At first I thought it was a joke. They said no. My wife is not a Government official. She is not a journalist. They did not think she could go. She is, and has been, a practicing, registered nurse throughout her professional life. In the end, she was able to join me because an American nurses association asked her to report on an aspect of current health in Cuba, and she agreed to report back to them.
Actually she has visited, with me, other parts of the world where we have used the Leahy War Victims Fund or where we have gone to visit landmine victims or looked at health care. I have always relied on her knowledge and expertise and did on this trip.
But I thought, how many Senators realize that if they wanted to take their spouse or their children with them to Cuba, they could be prevented from doing so by U.S. authorities. They can take them anywhere else in the world, any other country that would allow them in, but here it is not that the other country would not allow them in. Our country is saying: We're not going to allow you to leave if that is where you're going.
The authors who put that law together knew the blanket prohibition on travel by American citizens would be unconstitutional, so they came up with a nifty way to avoid that problem while still having the same result. They said: Well, Americans could travel to Cuba; they just cannot spend any money there.
Think of it. You can go to Cuba but you can't stay anywhere if it is going to cost you money to stay; you can't eat anything if it is going to cost you money for the food; you can't take a cab, or anything, from the airport if it is going to cost you money.
Well, come on. Almost a decade has passed since the collapse of the former Soviet Union. But even before that Americans went there. Now they freely travel to Russia by the thousands every year, as they did before the collapse of the Soviet Union.
Eight years have passed since the Russians cut their $3 billion subsidy a year to Cuba, and we now give hundreds of millions of dollars in aid to Russia, even though that was our great enemy during the cold war.
Americans, as the Senator from Connecticut has said, can travel to North Korea. There are no restrictions on the right of Americans to travel there or to spend money there.

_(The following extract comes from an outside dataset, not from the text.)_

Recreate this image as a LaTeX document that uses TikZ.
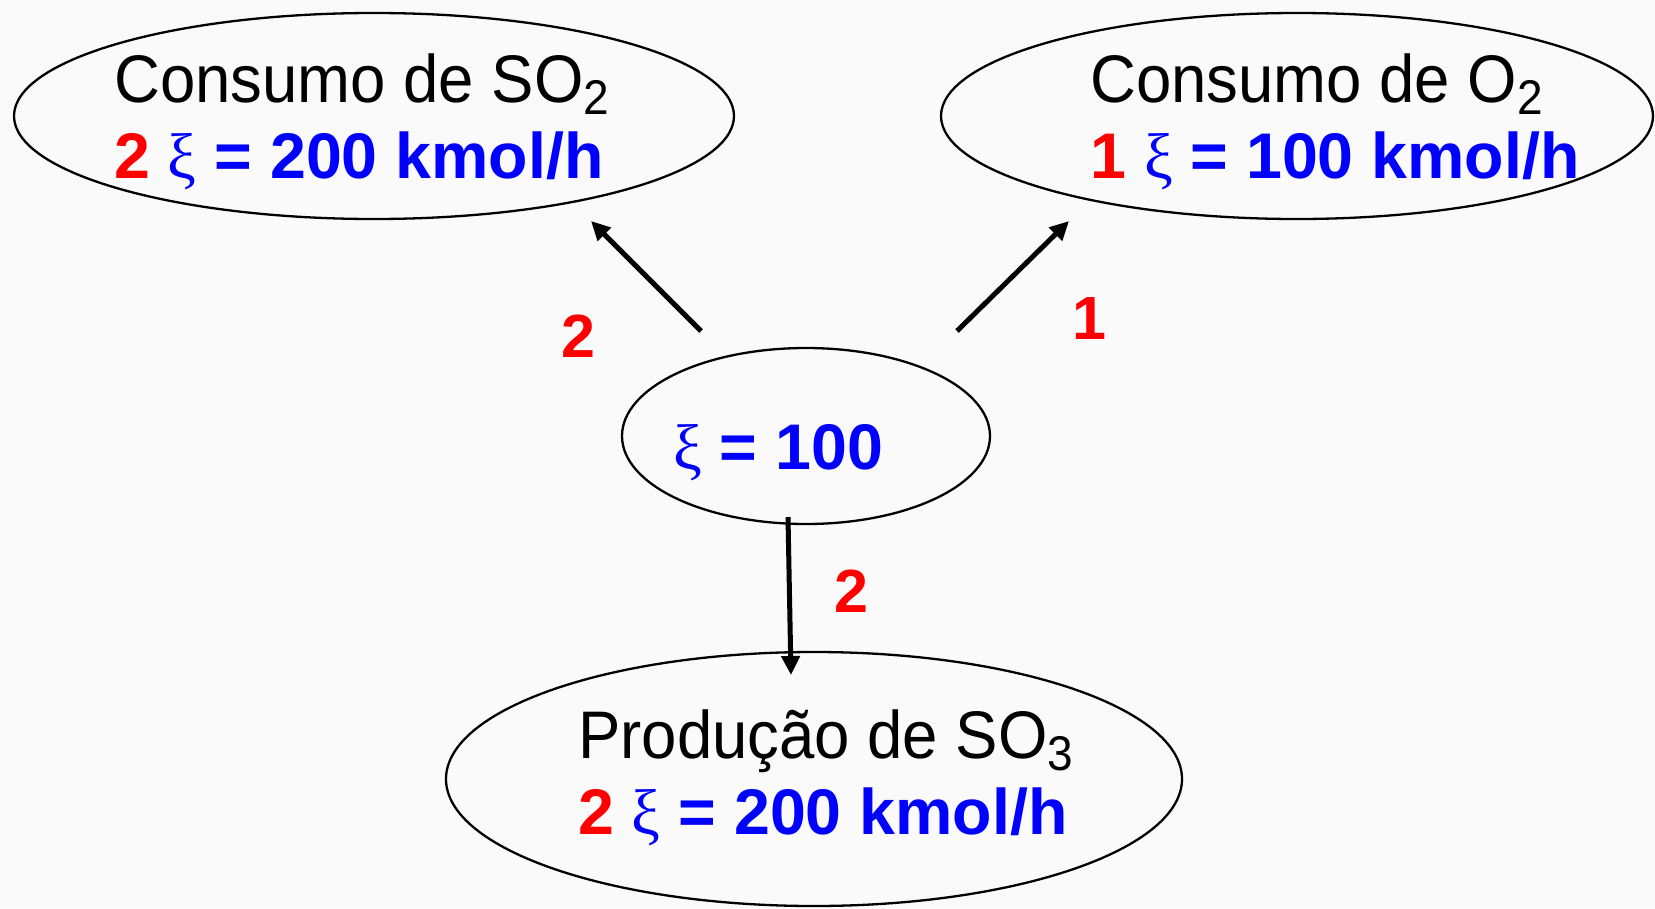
\documentclass[tikz,border=0pt]{standalone}
\usepackage{fontspec}
\setmainfont{Liberation Sans}
\newfontfamily\grk{Liberation Serif}
\usetikzlibrary{arrows.meta,shapes.geometric}
\definecolor{myred}{RGB}{255,0,0}
\definecolor{myblue}{RGB}{0,0,255}
\definecolor{bgc}{RGB}{250,250,250}
\newcommand{\xiv}{{\grk\mdseries ξ}}
\newcommand{\subsc}[1]{\raisebox{-12pt}{\fontsize{46}{46}\selectfont #1}}
\newcommand{\tall}[1]{\scalebox{1}[1.06]{#1}}
\begin{document}
\begin{tikzpicture}[x=1pt,y=-1pt,
  oval/.style={draw, ellipse, line width=2.3pt, inner sep=0pt},
  title/.style={anchor=base west, inner sep=0pt, font=\fontsize{63.5}{70}\selectfont},
  value/.style={anchor=base west, inner sep=0pt, text=myblue, font=\fontsize{64.5}{70}\selectfont\bfseries},
  coef/.style={inner sep=0pt, text=myred, font=\fontsize{61}{66}\selectfont\bfseries},
  arr/.style={line width=5pt, -{Triangle[length=19pt,width=18pt]}}]
\fill[bgc] (0,0) rectangle (1655,908);
\useasboundingbox (0,0) rectangle (1655,908);

% ellipses
\node[oval, minimum width=720pt, minimum height=206pt] (so2) at (374,116) {};
\node[oval, minimum width=712pt, minimum height=206pt] (o2) at (1297,116) {};
\node[oval, minimum width=368pt, minimum height=176pt] (xi) at (806,436) {};
\node[oval, minimum width=736pt, minimum height=254pt] (so3) at (814,779) {};

% texts
\node[title] (so2t) at (114,102) {\tall{Consumo de SO\subsc{2}}};
\node[value] (so2v) at (114,178) {\textcolor{myred}{2} \xiv{} = 200 kmol/h};
\node[title] (o2t) at (1090,102) {\tall{Consumo de O\subsc{2}}};
\node[value] (o2v) at (1090,178) {\textcolor{myred}{1} \xiv{} = 100 kmol/h};
\node[value] (xit) at (673,469) {\xiv{} = 100};
\node[title] (so3t) at (578,758) {\tall{Produção de SO\subsc{3}}};
\node[value] (so3v) at (578,834) {\textcolor{myred}{2} \xiv{} = 200 kmol/h};

% arrows
\coordinate (a1s) at (701,331);
\coordinate (a1e) at (591,221);
\coordinate (a2s) at (957,331);
\coordinate (a2e) at (1069,221);
\coordinate (a3s) at (788,517);
\coordinate (a3e) at (791,675);
\draw[arr] (a1s) -- (a1e);
\draw[arr] (a2s) -- (a2e);
\draw[arr] (a3s) -- (a3e);

% coefficients
\node[coef] (c1) at (578,336) {2};
\node[coef] (c2) at (1089,319) {1};
\node[coef] (c3) at (851,591) {2};
\end{tikzpicture}
\end{document}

I ask a question of my colleagues: Which country poses a greater threat to the United States or world stability? North Korea or Cuba? I think the answer, especially if you watch the news at all, is North Korea, for it is in South Korea where we have tens of thousands of U.S. troops poised to defend it.
Americans can travel to Iran, a country that is in total, gross violation of all international law. They took over our embassy, held our diplomats hostage, broke every single possible international law there was--they still hold our property that they confiscated from us--but we can travel freely there; we can spend money there.
The same goes for Sudan. These are countries that are on our own terrorist list, but we can travel there.
Americans travel to China and Vietnam, countries that have had abysmal human rights records. We not only travel there, we actively promote American investment there.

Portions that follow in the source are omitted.